Friday, March 4, 2016

Gifting as spiritual practice

First wisdom (and the reciprocity it assumes) includes gifting, especially gifting things you love. It's not enough to gift things you have no use for. In native culture the gifts received  aren't regarded as having come from individuals but rather from the Creator of all things. It is to the Creator, the Great Mystery that thanks should be given, not to any human being. We say “Please” to each other and “Thank You” to whatever name we have in our many languages for the Great Mystery, the Creator. This may help ensure that those who give do so with humility, with an awareness of the sacred nature of all gifts. The giver does not call attention to himself or herself, but to the spiritual power behind it all. Thus both giving and receiving remain sacred.

Late in the fall I rescued crowded deck pots by transplanting overgrown violets inside to the path along stacked basalt that leads down into the greenway we are restoring for our beaver neighbors. The violets were a gift from Margie, my mom.

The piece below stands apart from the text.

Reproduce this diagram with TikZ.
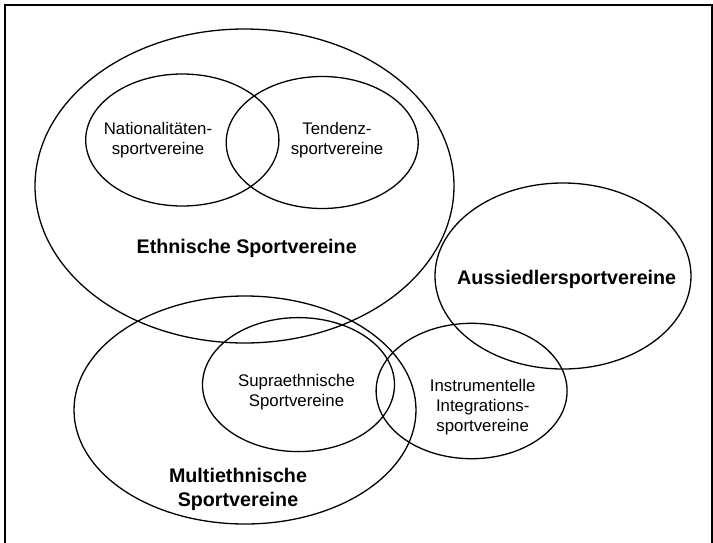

She died two years ago at the age of 92, eight years unto Alzheimers. Until the last 3 years or so Margie couldn't help herself but bring gifts, every time she visited. Gifts often came from her prized outdoor possessions, mossy rocks, ferns, her coveted bulbs and cuttings. I dutifully found a home for most things (although many did not thrive on my shaded property), many found their way into decks pots that were more accessible than the acreage below our hillside home on stilts. The fern- dotted igneous rock she insisted on leaving lines the path to our front porch, and continues to multiply each year until now and the house is surrounded by Margie's deciduous ferns.

My trek out into the Sunday morning rain revealed that not only did the violets survive in their new home, but there are thriving, with tiny buds and all. Margie's gift outlives her. A woman who spent her non-working hours planting and tending to a corner lot, knowingly or not, gave the things she loved and they now surround my home each year. They are here to remind me of Margie and the gift of life, and add to the family lore. They are gifts to soothe our souls because they become a piece of our own story . Each spring in this small wildlife sanctuary I will watch and listen to the new sprouts tell Margie's story once again.